Nas últimas décadas, o Brasil tem assistido à consolidação de uma expansão punitiva que avança de forma silenciosa, mas profundamente eficaz. Ao mesmo tempo em que discursos oficiais evocam modernização institucional, o que se observa é o crescimento contínuo da presença do Direito Penal como instrumento privilegiado de intervenção social — muito além de sua função constitucional de última ratio.
Esse fenômeno não se resume à multiplicação de tipos penais ou ao aumento de penas, embora ambos sejam notórios e recorrentes. A expansão punitiva opera também em dimensões simbólicas, influenciando percepções sociais, expectativas políticas e imaginários coletivos. Trata-se de uma forma de gestão social que se legitima menos por evidências empíricas e mais por narrativas de medo, urgência e insegurança.
É nesse contexto que ganha centralidade o Direito Penal Simbólico: a produção legislativa que responde a clamores sociais imediatos com promessas de segurança que raramente se materializam. Cria-se uma legislação de apelo midiático, cujo impacto prático é limitado, mas cujo efeito simbólico — o de transmitir a ideia de que “algo está sendo feito” — é extremamente poderoso. A criação de novos tipos penais e o endurecimento de regras processuais passam a ser entendidos como demonstração de força estatal, ainda que não produzam redução real das taxas de criminalidade.
Atrelado a isso, emerge também o Direito Penal do Inimigo, teoria que, ainda que não formalizada na legislação brasileira, se manifesta em práticas que tratam determinados grupos como alvos preferenciais da vigilância, do controle e da punição. No imaginário social, constrói-se a figura do “inimigo”: o sujeito perigoso, irrecuperável, cuja mera existência justificaria a flexibilização de garantias fundamentais. Essa lógica refrata-se especialmente sobre corpos negros, pobres e periféricos, reforçando a seletividade estrutural já presente no sistema penal.
A mídia desempenha papel central nesse processo, amplificando episódios específicos e produzindo verdadeiros “pânicos morais”. A cada caso de grande repercussão, renova-se a pressão por respostas penais imediatas — respostas que, embora politicamente eficazes, raramente enfrentam as causas profundas dos conflitos sociais. Ao contrário, alimentam um ciclo de recrudescimento que afasta o sistema penal dos parâmetros constitucionais e o aproxima de uma política de contenção social.
Loïc Wacquant observa que, em contextos de desigualdade estrutural, o Estado tende a utilizar o cárcere como ferramenta de administração da marginalidade. No Brasil, essa dinâmica se intensifica: a prisão se torna espaço de depósito das contradições sociais, funcionando como política pública substitutiva de medidas efetivas de educação, assistência, moradia e saúde. A expansão punitiva, sob essa perspectiva, não é apenas jurídica; é também social e econômica, deslocando para o sistema penal demandas que deveriam ser respondidas por políticas sociais amplas e inclusivas.

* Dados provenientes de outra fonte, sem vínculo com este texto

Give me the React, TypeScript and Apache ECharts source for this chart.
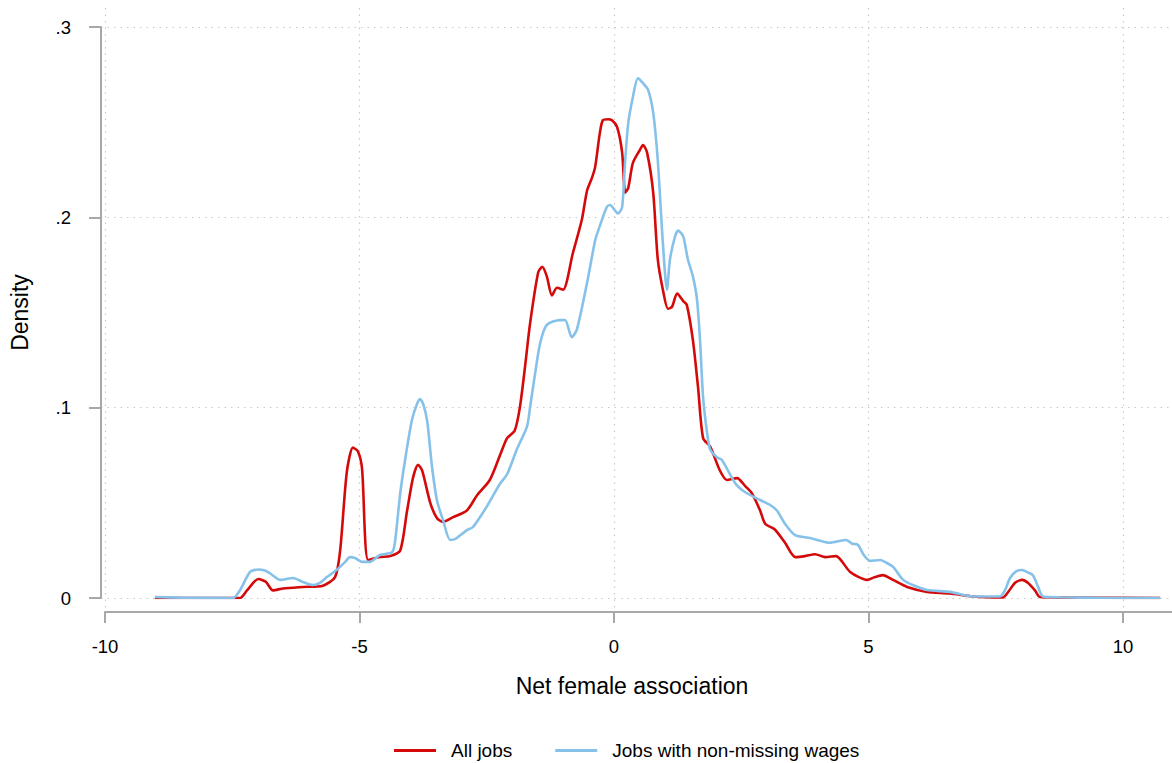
import React, { useEffect, useRef } from "react";
import * as echarts from "echarts";

// Net female association (x) and density (y)
const xAll = [
  -9.02, -7.35, -7.21, -6.99, -6.84, -6.7, -6.5, -6.11, -5.72, -5.48, -5.38, -5.25, -5.13, -5.03, -4.95,
  -4.83, -4.6, -4.4, -4.2, -4.07, -3.95, -3.85, -3.77, -3.61, -3.48, -3.36, -3.16, -2.89, -2.69, -2.44,
  -2.24, -2.1, -1.95, -1.85, -1.75, -1.65, -1.49, -1.41, -1.32, -1.22, -1.12, -1.0, -0.81, -0.63, -0.53,
  -0.43, -0.37, -0.28, -0.22, -0.12, -0.04, 0.06, 0.16, 0.22, 0.28, 0.37, 0.51, 0.57, 0.65, 0.77,
  0.86, 0.96, 1.06, 1.14, 1.24, 1.36, 1.43, 1.55, 1.65, 1.75, 1.89, 2.08, 2.22, 2.42, 2.57,
  2.71, 2.87, 2.97, 3.16, 3.36, 3.56, 3.75, 3.95, 4.15, 4.36, 4.64, 4.97, 5.13, 5.28, 5.48,
  5.76, 6.15, 6.6, 7.05, 7.64, 7.74, 7.88, 8.02, 8.13, 8.27, 8.37, 8.76, 9.55, 10.73,
];
const yAll = [
  0, 0, 0.004, 0.01, 0.0085, 0.004, 0.005, 0.0058, 0.0065, 0.011, 0.025, 0.066, 0.079, 0.077, 0.068,
  0.02, 0.0215, 0.022, 0.025, 0.045, 0.063, 0.07, 0.067, 0.05, 0.042, 0.04, 0.0425, 0.046, 0.054, 0.062,
  0.075, 0.084, 0.088, 0.1, 0.121, 0.144, 0.171, 0.174, 0.169, 0.159, 0.163, 0.162, 0.181, 0.199, 0.214,
  0.221, 0.2265, 0.244, 0.251, 0.2515, 0.251, 0.2475, 0.234, 0.213, 0.2155, 0.2285, 0.2355, 0.238, 0.234, 0.213,
  0.178, 0.162, 0.152, 0.153, 0.16, 0.156, 0.154, 0.1355, 0.111, 0.084, 0.0795, 0.067, 0.062, 0.063, 0.059,
  0.055, 0.046, 0.039, 0.036, 0.029, 0.0215, 0.022, 0.023, 0.0215, 0.022, 0.0137, 0.0095, 0.011, 0.012, 0.0095,
  0.0058, 0.0032, 0.0024, 0.0008, 0.0003, 0.003, 0.008, 0.0095, 0.008, 0.004, 0.0005, 0.0003, 0.0001, 0,
];

const xWages = [
  -9.02, -8.53, -7.49, -7.35, -7.15, -6.99, -6.86, -6.76, -6.56, -6.31, -6.11, -5.91, -5.78, -5.64, -5.44,
  -5.28, -5.19, -5.09, -4.95, -4.79, -4.6, -4.36, -4.3, -4.2, -4.09, -3.97, -3.87, -3.81, -3.75, -3.67,
  -3.58, -3.48, -3.36, -3.22, -3.12, -2.89, -2.77, -2.5, -2.24, -2.1, -1.91, -1.71, -1.65, -1.55, -1.45,
  -1.32, -1.06, -0.96, -0.83, -0.73, -0.53, -0.37, -0.31, -0.22, -0.14, -0.08, 0.08, 0.16, 0.22, 0.28,
  0.37, 0.47, 0.57, 0.67, 0.77, 0.86, 0.96, 1.04, 1.1, 1.2, 1.26, 1.36, 1.45, 1.55, 1.63,
  1.69, 1.75, 1.83, 1.89, 2.02, 2.12, 2.32, 2.42, 2.57, 2.87, 3.06, 3.2, 3.36, 3.56, 3.85,
  4.24, 4.56, 4.68, 4.79, 4.91, 5.03, 5.23, 5.36, 5.48, 5.68, 5.87, 6.15, 6.6, 7.05, 7.58,
  7.68, 7.78, 7.9, 8.02, 8.13, 8.23, 8.33, 8.43, 8.76, 9.55, 10.73,
];
const yWages = [
  0.0005, 0.0002, 0, 0.004, 0.0137, 0.015, 0.0145, 0.013, 0.0095, 0.0105, 0.0084, 0.0068, 0.0079, 0.011, 0.015,
  0.019, 0.0215, 0.021, 0.019, 0.019, 0.0226, 0.024, 0.03, 0.055, 0.075, 0.0935, 0.102, 0.1045, 0.102, 0.093,
  0.07, 0.0515, 0.041, 0.0305, 0.031, 0.0357, 0.0373, 0.048, 0.06, 0.065, 0.078, 0.09, 0.1, 0.118, 0.134,
  0.1435, 0.146, 0.146, 0.137, 0.141, 0.1655, 0.188, 0.193, 0.2, 0.2055, 0.2065, 0.202, 0.2055, 0.23, 0.2495,
  0.263, 0.273, 0.2705, 0.267, 0.255, 0.23, 0.1865, 0.162, 0.178, 0.19, 0.193, 0.19, 0.178, 0.169, 0.157,
  0.1355, 0.1055, 0.0865, 0.078, 0.074, 0.0725, 0.063, 0.059, 0.0557, 0.0515, 0.049, 0.046, 0.039, 0.033, 0.0315,
  0.029, 0.0305, 0.0285, 0.028, 0.0225, 0.0195, 0.02, 0.0184, 0.0165, 0.0095, 0.0068, 0.0042, 0.0032, 0.0008, 0.0008,
  0.004, 0.0105, 0.014, 0.0147, 0.0135, 0.012, 0.006, 0.0008, 0.0004, 0.0001, 0,
];

const xTicks = [-10, -5, 0, 5, 10];
const yTickLabels: Record<string, string> = { "0": "0", "0.1": ".1", "0.2": ".2", "0.3": ".3" };
const seriesNames = ["All jobs", "Jobs with non-missing wages"];

const FONT = "'Liberation Sans', Arial, sans-serif";
const GRID_COLOR = "#c9c9c9";
const AXIS_COLOR = "#a8a8a8";

export default function App() {
  const ref = useRef<HTMLDivElement>(null);
  useEffect(() => {
    if (!ref.current) return;
    const chart = echarts.init(ref.current, undefined, { renderer: "svg" });
    const pxPerUnit = 1018 / 20;
    const dataMax = -10 + 1065 / pxPerUnit;
    const dotted = { color: GRID_COLOR, width: 1.2, type: [1.5, 5] as number[] };
    chart.setOption({
      animation: false,
      backgroundColor: "#ffffff",
      textStyle: { fontFamily: FONT },
      grid: [
        { left: 105, top: 27, width: 1065, height: 571 }, // data
        { left: 105, top: 8, width: 1018, height: 604 }, // vertical grid + x ticks
        { left: 105, top: 8, width: 1067, height: 604 }, // long x axis line
        { left: 92, top: 27, width: 1078, height: 571 }, // horizontal grid + y axis
      ],
      xAxis: [
        { gridIndex: 0, type: "value", min: -10, max: dataMax, show: false },
        {
          gridIndex: 1,
          type: "value",
          min: xTicks[0],
          max: xTicks[xTicks.length - 1],
          interval: 5,
          offset: 4,
          axisLine: { show: false },
          axisTick: { show: true, length: 11, lineStyle: { color: AXIS_COLOR, width: 2 } },
          axisLabel: { margin: 21, fontSize: 18.5, color: "#000", fontFamily: FONT },
          splitLine: { show: true, lineStyle: dotted },
        },
        {
          gridIndex: 2,
          type: "value",
          min: 0,
          max: 1,
          offset: 4,
          axisLine: { show: true, lineStyle: { color: AXIS_COLOR, width: 2 } },
          axisTick: { show: false },
          axisLabel: { show: false },
          splitLine: { show: false },
        },
        { gridIndex: 3, type: "value", min: 0, max: 1, show: false },
      ],
      yAxis: [
        { gridIndex: 0, type: "value", min: 0, max: 0.3, show: false },
        { gridIndex: 1, type: "value", min: 0, max: 1, show: false },
        { gridIndex: 2, type: "value", min: 0, max: 1, show: false },
        {
          gridIndex: 3,
          type: "value",
          min: 0,
          max: 0.3,
          interval: 0.1,
          offset: 4,
          name: "Density",
          nameLocation: "middle",
          nameGap: 66,
          nameTextStyle: { fontSize: 23, color: "#000", fontFamily: FONT },
          axisLine: { show: true, lineStyle: { color: AXIS_COLOR, width: 2 } },
          axisTick: { show: true, length: 12, lineStyle: { color: AXIS_COLOR, width: 2 } },
          axisLabel: {
            margin: 26,
            fontSize: 18.5,
            color: "#000",
            fontFamily: FONT,
            formatter: (v: number) => yTickLabels[String(Math.round(v * 10) / 10)] ?? String(v),
          },
          splitLine: { show: true, lineStyle: dotted },
        },
      ],
      legend: {
        left: 389,
        top: 736,
        itemWidth: 42,
        itemHeight: 3,
        itemGap: 43,
        icon: "rect",
        textStyle: { fontSize: 19, color: "#000", fontFamily: FONT, padding: [0, 0, 0, 10] },
        data: seriesNames,
      },
      graphic: [
        {
          type: "text",
          x: 632,
          y: 686,
          style: {
            text: "Net female association",
            fontSize: 23,
            fontFamily: FONT,
            fill: "#000",
            align: "center",
            verticalAlign: "middle",
          },
        },
      ],
      series: [
        {
          name: seriesNames[0],
          type: "line",
          xAxisIndex: 0,
          yAxisIndex: 0,
          data: xAll.map((x, i) => [x, yAll[i]]),
          showSymbol: false,
          smooth: 0.25,
          color: "#d40a0a",
          lineStyle: { width: 2.6, color: "#d40a0a" },
          z: 3,
        },
        {
          name: seriesNames[1],
          type: "line",
          xAxisIndex: 0,
          yAxisIndex: 0,
          data: xWages.map((x, i) => [x, yWages[i]]),
          showSymbol: false,
          smooth: 0.25,
          color: "#86c1ea",
          lineStyle: { width: 2.6, color: "#86c1ea" },
          z: 4,
        },
      ],
    });
    return () => chart.dispose();
  }, []);
  return (
    <div
      ref={ref}
      style={{ position: "fixed", left: 0, top: 0, width: 1172, height: 763, background: "#fff" }}
    />
  );
}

Esse avanço silencioso produz efeitos profundos sobre subjetividades e práticas institucionais. A crença de que punir mais é sinônimo de proteger melhor gera um ambiente em que garantias processuais passam a ser vistas como entraves. A defesa de direitos fundamentais começa a soar como obstáculo à eficiência. Trata-se de um movimento perigoso: a erosão das garantias não ocorre de uma só vez, mas por meio de pequenas concessões, sempre justificadas pela exceção, pelo medo ou pelo “inimigo” do momento.
A expansão punitiva, portanto, não é apenas legislativa; é cultural e simbólica. Ela constrói narrativas que naturalizam a centralidade do castigo como resposta universal. Mas justiça não se confunde com vingança, e segurança pública não se alcança com o encarceramento em massa. O verdadeiro fortalecimento das instituições ocorre quando o Estado se compromete com políticas públicas baseadas em evidências, com a promoção da dignidade humana e com a manutenção firme das garantias que protegem todos os cidadãos — especialmente aqueles mais vulneráveis às engrenagens do sistema penal.
Diante desse cenário, o desafio contemporâneo é reafirmar a centralidade do Direito Penal mínimo, resgatando o papel subsidiário do sistema punitivo e impedindo que ele continue a ocupar espaços que pertencem às políticas sociais. Resistir à lógica de expansão é, hoje, menos um ato técnico e mais um compromisso ético com o projeto democrático de igualdade, justiça e proteção das liberdades.

NOTA DE RODAPÉ
Ciclo de recrudescimento: No direito penal, “recrudescimento” refere-se ao aumento da severidade das leis, das penas ou da repressão penal. O termo descreve uma tendência ou um ciclo no qual o sistema de justiça criminal se torna progressivamente mais punitivo.